Chickasaw veterans to enjoy enhanced benefits
THACKERVILLE, Okla. – The Chickasaw Nation is training employees as “veterans’ advocates,” expanding hours of operation at the Chickasaw Veterans Lodge and extending hiring preferences to veterans.
Governor Bill Anoatubby announced the initiatives during the Fourth Annual Chickasaw Veterans Conference. Approximately 1,200 veterans and others attended the conference June 20 at WinStar World Casinos in Thackerville.
The tribe, Gov. Anoatubby said, was dedicated to providing the highest quality services to its warriors.
The Chickasaw Nation has recently signed a memorandum of understanding with the Oklahoma Department of Veterans Affairs to assist Chickasaw veterans.
The memorandum, coupled with federal legislation, allows Chickasaw Nation staff to file veterans’ claims, appeals and follow the claims process thoroughly on behalf of veterans. Previously, laws required veterans handle claims themselves.
Under the new agreement, the tribe may perform these tasks for veterans.
“To take full advantage of this new legislation, we currently have veterans’ advocates in the process of becoming accredited as veterans’ service officers,” Gov. Anoatubby said.
Gov. Anoatubby also announced the Chickasaw Nation Veterans Lodge would expand its hours of operation Monday through Saturday from 8 a.m. to 8 p.m. The new hours take effect July 7.
The lodge, on the South Ada Campus near the Chickasaw Nation Medical Center, was dedicated in October 2017.
“This lodge is a place where people can gather and talk to each other, where you can enjoy comradery with your fellow veterans and brothers in arms, he told the veterans at the conference.
“It is a place where you can receive assistance through our veterans services program. It is a place that, every day, you will know the Chickasaw Nation honors and appreciates you for all that you’ve done for this country, for the people of this country and for the Chickasaw Nation.”
Increased activities for veterans and their loved ones are planned at the lodge. The first is Wednesday, July 11, with a summer celebration from 11 a.m. to 2 p.m. Gov. Anoatubby said he had challenged leaders and employees to schedule more activities at the lodge in the future.
An amendment to add Chickasaw veterans’ preference in hiring, Gov. Anoatubby said, would be advanced to the Chickasaw Legislature. Currently, preferential hiring status is offered to Chickasaws, followed by citizens of other tribes.
“We want to add a Chickasaw veterans’ preference,” Gov. Anoatubby said. “I’m going to run it by the legislature.

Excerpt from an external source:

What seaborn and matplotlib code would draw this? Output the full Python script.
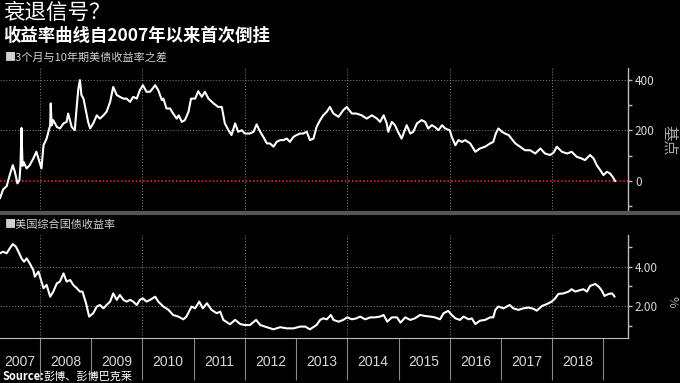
import numpy as np
import pandas as pd
import matplotlib
matplotlib.use("Agg")
import matplotlib.pyplot as plt
from matplotlib.lines import Line2D
from matplotlib import font_manager
import seaborn as sns

# 3-month vs 10-year Treasury spread (bp), decimal-year x
spread_t = [2007.22, 2007.28, 2007.35, 2007.41, 2007.47, 2007.51, 2007.56, 2007.60, 2007.62, 2007.64,
            2007.66, 2007.68, 2007.74, 2007.80, 2007.87, 2007.93, 2007.99, 2008.03, 2008.07, 2008.13,
            2008.20, 2008.21, 2008.23, 2008.26, 2008.33, 2008.39, 2008.46, 2008.52, 2008.55, 2008.62,
            2008.68, 2008.72, 2008.75, 2008.78, 2008.81, 2008.85, 2008.90, 2008.94, 2008.98, 2009.04,
            2009.11, 2009.17, 2009.24, 2009.30, 2009.37, 2009.43, 2009.50, 2009.56, 2009.63, 2009.69,
            2009.76, 2009.82, 2009.89, 2009.95, 2010.01, 2010.08, 2010.15, 2010.25, 2010.31, 2010.38,
            2010.41, 2010.47, 2010.54, 2010.60, 2010.67, 2010.71, 2010.77, 2010.83, 2010.90, 2010.95,
            2011.03, 2011.09, 2011.16, 2011.22, 2011.29, 2011.39, 2011.48, 2011.55, 2011.61, 2011.68,
            2011.74, 2011.81, 2011.87, 2011.94, 2012.00, 2012.10, 2012.17, 2012.23, 2012.30, 2012.36,
            2012.43, 2012.49, 2012.56, 2012.62, 2012.69, 2012.75, 2012.82, 2012.88, 2012.95, 2013.01,
            2013.08, 2013.14, 2013.21, 2013.27, 2013.34, 2013.40, 2013.47, 2013.53, 2013.60, 2013.66,
            2013.73, 2013.83, 2013.92, 2013.99, 2014.09, 2014.18, 2014.28, 2014.38, 2014.48, 2014.58,
            2014.64, 2014.71, 2014.77, 2014.80, 2014.87, 2014.93, 2014.99, 2015.06, 2015.16, 2015.23,
            2015.29, 2015.36, 2015.45, 2015.52, 2015.58, 2015.65, 2015.71, 2015.78, 2015.85, 2015.91,
            2016.00, 2016.04, 2016.11, 2016.17, 2016.24, 2016.30, 2016.40, 2016.50, 2016.59, 2016.69,
            2016.79, 2016.85, 2016.90, 2016.95, 2017.02, 2017.08, 2017.15, 2017.28, 2017.37, 2017.47,
            2017.57, 2017.67, 2017.77, 2017.86, 2017.96, 2018.03, 2018.09, 2018.19, 2018.29, 2018.38,
            2018.48, 2018.58, 2018.64, 2018.74, 2018.81, 2018.87, 2018.94, 2019.00, 2019.07, 2019.13,
            2019.18, 2019.23]
spread_bp = [-68, -33, -20, 24, 63, 37, -9, 4, 63, 210,
             60, 76, 50, 63, 89, 116, 76, 50, 142, 168,
             221, 307, 220, 241, 214, 208, 228, 234, 267, 214,
             201, 300, 366, 399, 340, 326, 274, 234, 208, 228,
             260, 247, 260, 274, 313, 372, 340, 333, 326, 326,
             313, 333, 326, 359, 379, 353, 353, 379, 359, 320,
             326, 287, 287, 267, 247, 260, 234, 241, 274, 326,
             326, 355, 333, 353, 326, 307, 293, 293, 228, 201,
             182, 228, 195, 201, 188, 188, 195, 224, 195, 175,
             149, 149, 136, 155, 162, 162, 168, 155, 175, 182,
             188, 188, 195, 162, 168, 214, 241, 260, 274, 293,
             267, 254, 280, 293, 267, 267, 260, 247, 260, 247,
             234, 260, 228, 195, 234, 221, 195, 168, 221, 188,
             195, 228, 241, 234, 208, 221, 214, 201, 221, 208,
             201, 175, 142, 162, 155, 162, 149, 116, 129, 136,
             149, 155, 188, 208, 195, 188, 182, 149, 136, 122,
             122, 109, 129, 109, 103, 113, 136, 116, 109, 116,
             96, 89, 83, 103, 89, 63, 43, 24, 37, 30,
             17, 0]

# US aggregate Treasury yield (%)
yield_t = [2007.22, 2007.28, 2007.35, 2007.41, 2007.47, 2007.53, 2007.58, 2007.64, 2007.69, 2007.74,
           2007.80, 2007.87, 2007.90, 2007.97, 2008.00, 2008.07, 2008.13, 2008.20, 2008.26, 2008.33,
           2008.39, 2008.46, 2008.52, 2008.59, 2008.65, 2008.72, 2008.78, 2008.83, 2008.90, 2008.96,
           2009.04, 2009.11, 2009.17, 2009.24, 2009.30, 2009.37, 2009.43, 2009.50, 2009.56, 2009.63,
           2009.69, 2009.76, 2009.82, 2009.89, 2009.95, 2010.01, 2010.08, 2010.15, 2010.25, 2010.31,
           2010.41, 2010.51, 2010.60, 2010.70, 2010.80, 2010.86, 2010.96, 2011.03, 2011.11, 2011.18,
           2011.26, 2011.35, 2011.45, 2011.52, 2011.58, 2011.71, 2011.81, 2011.91, 2012.00, 2012.10,
           2012.22, 2012.30, 2012.43, 2012.56, 2012.69, 2012.82, 2012.95, 2013.08, 2013.18, 2013.27,
           2013.40, 2013.47, 2013.53, 2013.60, 2013.68, 2013.73, 2013.83, 2013.92, 2014.00, 2014.09,
           2014.18, 2014.25, 2014.35, 2014.45, 2014.54, 2014.64, 2014.71, 2014.78, 2014.87, 2014.97,
           2015.04, 2015.13, 2015.23, 2015.32, 2015.42, 2015.52, 2015.62, 2015.71, 2015.81, 2015.88,
           2015.97, 2016.04, 2016.11, 2016.20, 2016.27, 2016.37, 2016.43, 2016.50, 2016.59, 2016.69,
           2016.79, 2016.85, 2016.89, 2016.95, 2017.05, 2017.17, 2017.24, 2017.34, 2017.44, 2017.54,
           2017.64, 2017.70, 2017.80, 2017.90, 2017.99, 2018.06, 2018.12, 2018.22, 2018.32, 2018.38,
           2018.45, 2018.55, 2018.61, 2018.68, 2018.74, 2018.84, 2018.91, 2018.97, 2019.02, 2019.10,
           2019.17, 2019.22]
yield_pct = [4.68, 4.76, 4.68, 4.93, 5.15, 5.02, 4.76, 4.42, 4.25, 4.42,
             4.17, 3.83, 3.49, 3.75, 3.49, 2.90, 3.07, 2.47, 2.73, 3.15,
             3.24, 3.66, 3.24, 3.32, 3.07, 2.90, 2.73, 2.73, 2.14, 1.46,
             1.63, 1.97, 2.05, 1.88, 2.05, 2.22, 2.64, 2.31, 2.56, 2.31,
             2.22, 2.31, 2.22, 2.05, 2.31, 2.39, 2.22, 2.31, 2.47, 2.22,
             1.97, 1.80, 1.54, 1.46, 1.32, 1.46, 1.97, 1.88, 2.22, 1.88,
             2.14, 1.80, 1.63, 1.71, 1.29, 1.07, 1.29, 1.08, 1.03, 1.03,
             1.29, 1.03, 0.92, 0.81, 0.92, 0.86, 0.86, 0.95, 0.95, 0.81,
             1.03, 1.29, 1.37, 1.32, 1.54, 1.29, 1.20, 1.29, 1.42, 1.32,
             1.37, 1.46, 1.32, 1.42, 1.42, 1.46, 1.54, 1.20, 1.42, 1.42,
             1.15, 1.42, 1.29, 1.37, 1.54, 1.49, 1.46, 1.42, 1.32, 1.63,
             1.75, 1.54, 1.37, 1.29, 1.46, 1.32, 1.37, 1.08, 1.25, 1.29,
             1.42, 1.42, 1.80, 1.97, 1.88, 2.05, 1.88, 1.80, 1.88, 1.92,
             1.85, 1.76, 2.00, 2.10, 2.22, 2.39, 2.61, 2.64, 2.73, 2.85,
             2.73, 2.81, 2.85, 2.73, 3.02, 3.12, 2.98, 2.78, 2.51, 2.61,
             2.64, 2.47]

years = list(range(2007, 2019))
year_labels = [str(y) for y in years]

spread_df = pd.DataFrame({"t": spread_t, "v": spread_bp})
yield_df = pd.DataFrame({"t": yield_t, "v": yield_pct})

sns.set_style("dark", {"axes.facecolor": "black", "figure.facecolor": "black",
                       "xtick.bottom": True, "ytick.right": True})
cjk = ["Noto Sans CJK SC", "DejaVu Sans"]
plt.rcParams["font.family"] = cjk
narrow = "Liberation Sans Narrow"
if not any(f.name == narrow for f in font_manager.fontManager.ttflist):
    narrow = "Liberation Sans"

fig = plt.figure(figsize=(6.8, 3.83), dpi=100, facecolor="black")
ax1 = fig.add_axes([0, 0.4465, 0.9235, 0.376])
ax2 = fig.add_axes([0, 0.1175, 0.9235, 0.2689])

xlim = (2007.22, 2019.48)
grid_c = "#8a8a8a"
tick_c = "#d8d8d8"

sns.lineplot(data=spread_df, x="t", y="v", ax=ax1, color="white", lw=1.5)
sns.lineplot(data=yield_df, x="t", y="v", ax=ax2, color="white", lw=1.5)

ax1.axhline(0, color="#e8202a", lw=1.2, ls=(0, (1, 1.2)), zorder=1)

for ax, lim, major, minor, fmt in [
        (ax1, (-122, 447), [0, 200, 400], [-100, 100, 300], "{:.0f}"),
        (ax2, (0.37, 5.61), [2, 4], [1, 3, 5], "{:.2f}")]:
    ax.set_facecolor("black")
    ax.set_xlim(*xlim)
    ax.set_ylim(*lim)
    ax.set_xlabel("")
    ax.set_ylabel("")
    for s in ["left", "top", "bottom"]:
        ax.spines[s].set_visible(False)
    ax.spines["right"].set_visible(True)
    ax.spines["right"].set_color("#bbbbbb")
    ax.spines["right"].set_linewidth(1)
    ax.yaxis.tick_right()
    ax.set_yticks(major)
    ax.set_yticklabels([fmt.format(m) for m in major])
    ax.set_yticks(minor, minor=True)
    ax.tick_params(axis="y", which="both", colors="#bbbbbb", labelcolor=tick_c,
                   labelsize=8.5, length=3, width=1, pad=2, direction="out", right=True)
    for m in major:
        if m != 0:
            ax.axhline(m, color=grid_c, lw=0.7, ls=(0, (1, 2)), zorder=0)
    for yb in range(2008, 2019, 2):
        ax.axvline(yb, color=grid_c, lw=0.7, ls=(0, (1, 2)), zorder=0)
    ax.grid(False)

ax1.set_xticks([])

# bottom axis: year boundaries as long ticks, labels centred in each year
ax2.spines["bottom"].set_visible(True)
ax2.spines["bottom"].set_color("#bbbbbb")
ax2.set_xticks(range(2008, 2020))
ax2.set_xticklabels([])
ax2.tick_params(axis="x", which="major", bottom=True, length=30, width=0.8,
                colors="#888888", direction="out")
label_pos = [(xlim[0] + 2008) / 2 if y == 2007 else y + 0.5 for y in years]
ax2.set_xticks(label_pos, minor=True)
ax2.set_xticklabels(year_labels, minor=True, fontsize=10, color=tick_c, family=narrow)
ax2.tick_params(axis="x", which="minor", bottom=True, length=0, pad=12)

# unit labels on the right
fig.text(669 / 680, 1 - 140 / 383, "基点", rotation=270, color="#aaaaaa", fontsize=11,
         ha="center", va="center")
fig.text(672 / 680, 1 - 302 / 383, "%", rotation=270, color="#aaaaaa", fontsize=9,
         ha="center", va="center")

# separator between panels
fig.add_artist(Line2D([0, 1], [1 - 213 / 383] * 2, transform=fig.transFigure,
                      color="#555555", lw=3))

fig.text(0.004, 1 - 13 / 383, "衰退信号？", color="white", fontsize=15.5, va="center")
fig.text(0.004, 1 - 35.5 / 383, "收益率曲线自2007年以来首次倒挂", color="white",
         fontsize=12.5, fontweight="bold", va="center")
fig.text(0.007, 1 - 58 / 383, "■3个月与10年期美债收益率之差", color="#d0d0d0", fontsize=8, va="center")
fig.text(0.007, 1 - 225 / 383, "■美国综合国债收益率", color="#d0d0d0", fontsize=8, va="center")
fig.text(0.004, 1 - 377 / 383, "Source:", color="white", fontsize=8, fontweight="bold", va="center")
fig.text(0.064, 1 - 377 / 383, "彭博、彭博巴克莱", color="white", fontsize=8, va="center")

fig.savefig("out.png", dpi=100, facecolor="black")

If you’re a Chickasaw and a veteran you’ll get double preference.”
Chickasaw Veterans Services is collaborating with many other departments to develop programs and services to assist veterans.
To illustrate the tribe’s commitment, a panel discussion of several departments showed ways in which all could assist veterans.
Human Resources senior recruitment manager Haleigh Ralls told veterans the department would help them compose a resume’, prepare them for job interviews and help with employment searches. Kay Perry, Counseling and Loan Services director, said her department could assist by repairing credit or providing financial counseling. The department can also help veterans purchase a home. Medisaw director Yvette Ryan said her staff was prepared to help veterans receive medical care and benefits that fall outside care provided by Indian Health Service.
“The veterans lodge, veterans services, the Chickasaw Warriors Society and this conference exist to serve you and gives us an opportunity to express our gratitude to you,” Gov. Anoatubby said. “Although we can’t fully express our gratitude – it’s just virtually impossible to do that or to give a gift as great as the one you have given us – the Chickasaw Nation is going to continue to do what it can to honor your service and your sacrifice.”